Exact reproduction of the data is required, with images excluded.

########

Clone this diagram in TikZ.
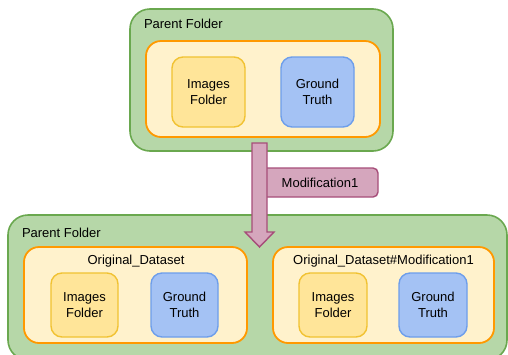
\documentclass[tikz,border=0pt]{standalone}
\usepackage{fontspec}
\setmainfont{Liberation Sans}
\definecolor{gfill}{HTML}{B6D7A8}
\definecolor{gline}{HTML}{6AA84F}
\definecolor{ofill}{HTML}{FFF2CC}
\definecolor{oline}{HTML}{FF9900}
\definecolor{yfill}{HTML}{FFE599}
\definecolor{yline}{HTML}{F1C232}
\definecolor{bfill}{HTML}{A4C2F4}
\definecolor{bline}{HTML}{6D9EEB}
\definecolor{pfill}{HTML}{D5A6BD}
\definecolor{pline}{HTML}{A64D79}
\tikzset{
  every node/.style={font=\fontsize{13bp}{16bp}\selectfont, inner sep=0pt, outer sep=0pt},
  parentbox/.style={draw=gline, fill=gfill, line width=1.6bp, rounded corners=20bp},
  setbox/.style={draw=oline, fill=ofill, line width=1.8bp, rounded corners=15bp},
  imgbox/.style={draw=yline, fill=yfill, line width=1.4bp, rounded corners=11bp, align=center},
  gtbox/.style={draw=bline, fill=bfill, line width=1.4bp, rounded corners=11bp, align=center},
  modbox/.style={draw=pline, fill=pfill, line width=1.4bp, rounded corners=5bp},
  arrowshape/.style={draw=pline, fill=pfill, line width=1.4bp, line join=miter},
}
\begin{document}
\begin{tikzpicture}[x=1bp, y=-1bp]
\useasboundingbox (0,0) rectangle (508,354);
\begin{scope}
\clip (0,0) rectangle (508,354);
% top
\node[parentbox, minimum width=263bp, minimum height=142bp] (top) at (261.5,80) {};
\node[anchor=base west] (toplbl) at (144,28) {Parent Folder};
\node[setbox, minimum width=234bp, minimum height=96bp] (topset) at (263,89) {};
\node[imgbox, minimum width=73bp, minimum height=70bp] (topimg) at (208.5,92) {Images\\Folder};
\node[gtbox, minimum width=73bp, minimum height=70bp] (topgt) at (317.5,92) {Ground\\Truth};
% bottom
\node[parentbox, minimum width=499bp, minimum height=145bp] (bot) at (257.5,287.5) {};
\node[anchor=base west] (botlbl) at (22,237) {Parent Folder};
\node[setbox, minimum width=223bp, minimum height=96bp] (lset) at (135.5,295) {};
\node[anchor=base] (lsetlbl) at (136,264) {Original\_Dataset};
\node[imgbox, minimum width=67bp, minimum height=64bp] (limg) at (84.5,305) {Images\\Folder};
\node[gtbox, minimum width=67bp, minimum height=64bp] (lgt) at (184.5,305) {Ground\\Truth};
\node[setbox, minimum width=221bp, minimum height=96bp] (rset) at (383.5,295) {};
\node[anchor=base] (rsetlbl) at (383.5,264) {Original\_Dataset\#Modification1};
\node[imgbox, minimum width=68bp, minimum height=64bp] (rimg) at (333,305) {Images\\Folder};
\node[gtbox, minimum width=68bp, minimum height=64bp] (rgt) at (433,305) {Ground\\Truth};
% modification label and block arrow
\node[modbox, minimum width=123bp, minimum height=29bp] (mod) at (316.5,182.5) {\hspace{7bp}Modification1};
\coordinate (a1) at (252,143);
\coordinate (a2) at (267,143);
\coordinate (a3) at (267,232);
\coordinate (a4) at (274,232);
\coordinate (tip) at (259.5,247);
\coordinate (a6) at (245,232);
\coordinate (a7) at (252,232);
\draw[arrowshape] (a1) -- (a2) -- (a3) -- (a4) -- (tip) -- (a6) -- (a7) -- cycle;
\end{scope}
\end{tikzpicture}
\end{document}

########

RESULT OF THIS EXERCISE -
Clone this diagram in TikZ.
\documentclass[tikz,border=0pt]{standalone}
\usepackage{fontspec}
\setmainfont{Liberation Sans}
\definecolor{gfill}{HTML}{B6D7A8}
\definecolor{gline}{HTML}{6AA84F}
\definecolor{ofill}{HTML}{FFF2CC}
\definecolor{oline}{HTML}{FF9900}
\definecolor{yfill}{HTML}{FFE599}
\definecolor{yline}{HTML}{F1C232}
\definecolor{bfill}{HTML}{A4C2F4}
\definecolor{bline}{HTML}{6D9EEB}
\definecolor{pfill}{HTML}{D5A6BD}
\definecolor{pline}{HTML}{A64D79}
\tikzset{
  every node/.style={font=\fontsize{13bp}{16bp}\selectfont, inner sep=0pt, outer sep=0pt},
  parentbox/.style={draw=gline, fill=gfill, line width=1.6bp, rounded corners=20bp},
  setbox/.style={draw=oline, fill=ofill, line width=1.8bp, rounded corners=15bp},
  imgbox/.style={draw=yline, fill=yfill, line width=1.4bp, rounded corners=11bp, align=center},
  gtbox/.style={draw=bline, fill=bfill, line width=1.4bp, rounded corners=11bp, align=center},
  modbox/.style={draw=pline, fill=pfill, line width=1.4bp, rounded corners=5bp},
  arrowshape/.style={draw=pline, fill=pfill, line width=1.4bp, line join=miter},
}
\begin{document}
\begin{tikzpicture}[x=1bp, y=-1bp]
\useasboundingbox (0,0) rectangle (508,354);
\begin{scope}
\clip (0,0) rectangle (508,354);
% top
\node[parentbox, minimum width=263bp, minimum height=142bp] (top) at (261.5,80) {};
\node[anchor=base west] (toplbl) at (144,28) {Parent Folder};
\node[setbox, minimum width=234bp, minimum height=96bp] (topset) at (263,89) {};
\node[imgbox, minimum width=73bp, minimum height=70bp] (topimg) at (208.5,92) {Images\\Folder};
\node[gtbox, minimum width=73bp, minimum height=70bp] (topgt) at (317.5,92) {Ground\\Truth};
% bottom
\node[parentbox, minimum width=499bp, minimum height=145bp] (bot) at (257.5,287.5) {};
\node[anchor=base west] (botlbl) at (22,237) {Parent Folder};
\node[setbox, minimum width=223bp, minimum height=96bp] (lset) at (135.5,295) {};
\node[anchor=base] (lsetlbl) at (136,264) {Original\_Dataset};
\node[imgbox, minimum width=67bp, minimum height=64bp] (limg) at (84.5,305) {Images\\Folder};
\node[gtbox, minimum width=67bp, minimum height=64bp] (lgt) at (184.5,305) {Ground\\Truth};
\node[setbox, minimum width=221bp, minimum height=96bp] (rset) at (383.5,295) {};
\node[anchor=base] (rsetlbl) at (383.5,264) {Original\_Dataset\#Modification1};
\node[imgbox, minimum width=68bp, minimum height=64bp] (rimg) at (333,305) {Images\\Folder};
\node[gtbox, minimum width=68bp, minimum height=64bp] (rgt) at (433,305) {Ground\\Truth};
% modification label and block arrow
\node[modbox, minimum width=123bp, minimum height=29bp] (mod) at (316.5,182.5) {\hspace{7bp}Modification1};
\coordinate (a1) at (252,143);
\coordinate (a2) at (267,143);
\coordinate (a3) at (267,232);
\coordinate (a4) at (274,232);
\coordinate (tip) at (259.5,247);
\coordinate (a6) at (245,232);
\coordinate (a7) at (252,232);
\draw[arrowshape] (a1) -- (a2) -- (a3) -- (a4) -- (tip) -- (a6) -- (a7) -- cycle;
\end{scope}
\end{tikzpicture}
\end{document}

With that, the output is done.